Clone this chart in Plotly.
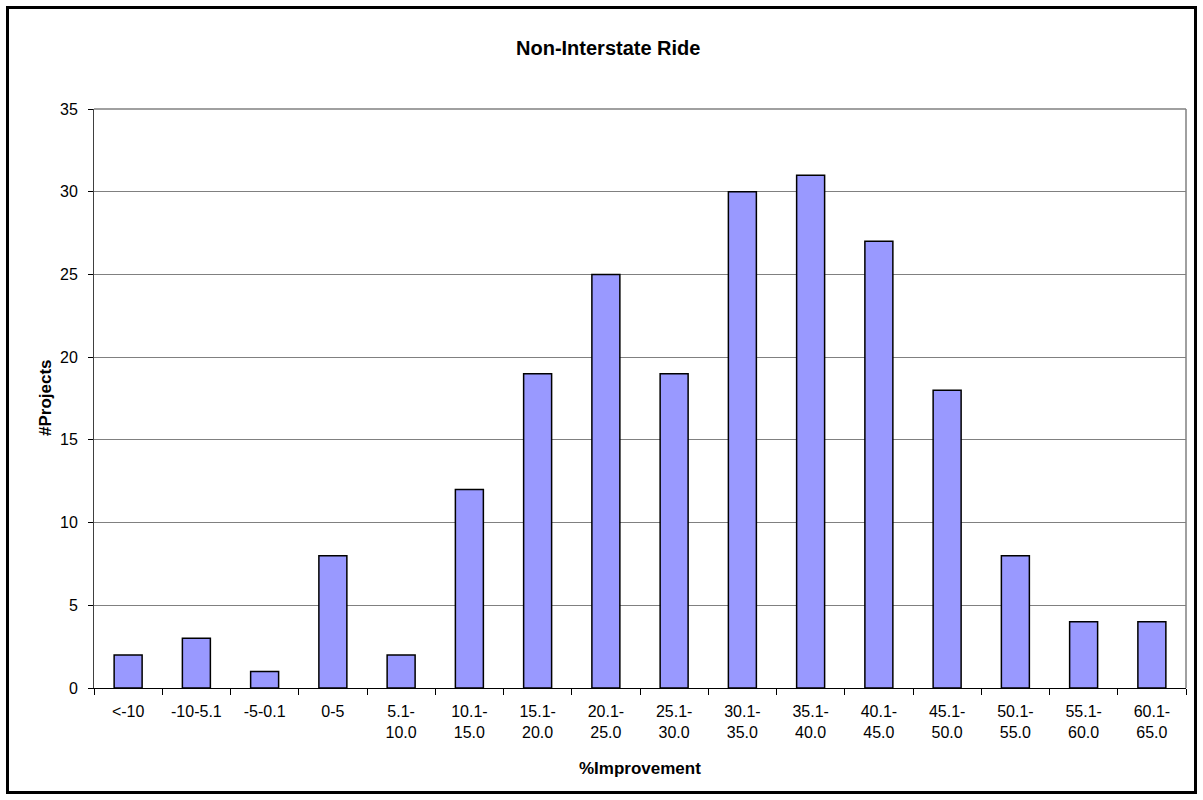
import plotly.graph_objects as go

categories = ["<-10", "-10-5.1", "-5-0.1", "0-5", "5.1-10.0", "10.1-15.0", "15.1-20.0",
              "20.1-25.0", "25.1-30.0", "30.1-35.0", "35.1-40.0", "40.1-45.0",
              "45.1-50.0", "50.1-55.0", "55.1-60.0", "60.1-65.0"]
tick_text = ["<-10", "-10-5.1", "-5-0.1", "0-5", "5.1-<br>10.0", "10.1-<br>15.0", "15.1-<br>20.0",
             "20.1-<br>25.0", "25.1-<br>30.0", "30.1-<br>35.0", "35.1-<br>40.0", "40.1-<br>45.0",
             "45.1-<br>50.0", "50.1-<br>55.0", "55.1-<br>60.0", "60.1-<br>65.0"]
projects = [2, 3, 1, 8, 2, 12, 19, 25, 19, 30, 31, 27, 18, 8, 4, 4]
y_ticks = [0, 5, 10, 15, 20, 25, 30, 35]

fig = go.Figure()
fig.add_trace(go.Bar(
    x=categories, y=projects,
    marker=dict(color="#9999FF", line=dict(color="black", width=1.5)),
    width=0.41,
))

L, R, T, B = 94, 1186, 109, 688
W, H = 1203, 800
pw, ph = R - L, B - T

def px(x):
    return (x - L) / pw

def py(y):
    return (B - y) / ph

FONT = "Arial, Liberation Sans, sans-serif"

fig.update_layout(
    width=W, height=H,
    margin=dict(l=L, r=W - R, t=T, b=H - B),
    paper_bgcolor="white", plot_bgcolor="white",
    font=dict(family=FONT, size=16, color="black"),
    showlegend=False,
    xaxis=dict(
        type="category", tickmode="array", tickvals=categories, ticktext=tick_text,
        tickson="boundaries", ticks="outside", ticklen=6, tickcolor="black",
        showline=True, linecolor="black", linewidth=1, mirror=False, showgrid=False,
        tickfont=dict(size=16), ticklabelstandoff=9,
        range=[-0.5, len(categories) - 0.5],
    ),
    yaxis=dict(
        range=[0, 35], tickvals=y_ticks, ticks="outside", ticklen=5, tickcolor="black",
        showline=True, linecolor="#404040", linewidth=1, showgrid=True,
        gridcolor="#808080", gridwidth=1, zeroline=False,
        tickfont=dict(size=16), ticklabelstandoff=7,
    ),
    annotations=[
        dict(text="<b>Non-Interstate Ride</b>", xref="paper", yref="paper",
             x=px(608), y=py(48), xanchor="center", yanchor="middle",
             showarrow=False, font=dict(size=20, family=FONT)),
        dict(text="<b>%Improvement</b>", xref="paper", yref="paper",
             x=px(640), y=py(768), xanchor="center", yanchor="middle",
             showarrow=False, font=dict(size=17, family=FONT)),
        dict(text="<b>#Projects</b>", xref="paper", yref="paper",
             x=px(45), y=py(398), xanchor="center", yanchor="middle", textangle=-90,
             showarrow=False, font=dict(size=17, family=FONT)),
    ],
    shapes=[
        dict(type="line", xref="paper", yref="paper", x0=0, x1=1, y0=1, y1=1,
             line=dict(color="#808080", width=1.5)),
        dict(type="line", xref="paper", yref="paper", x0=1, x1=1, y0=0, y1=1,
             line=dict(color="#808080", width=1.5)),
        dict(type="rect", xref="paper", yref="paper",
             x0=px(7.5), x1=px(1195.5), y0=py(792.5), y1=py(7.5),
             line=dict(color="black", width=3), fillcolor="rgba(0,0,0,0)", layer="above"),
    ],
)

fig.write_html("out.html", config={"displayModeBar": False},
               post_script="document.body.style.margin='0px';")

---

● PROBLEM DESCRIPTION
Return, unchanged, the lines from the first line of the material through the line that holds "import plotly.graph_objects as go", inclusive, omitting pictures.

● EXERCISE ANSWER
Clone this chart in Plotly.
import plotly.graph_objects as go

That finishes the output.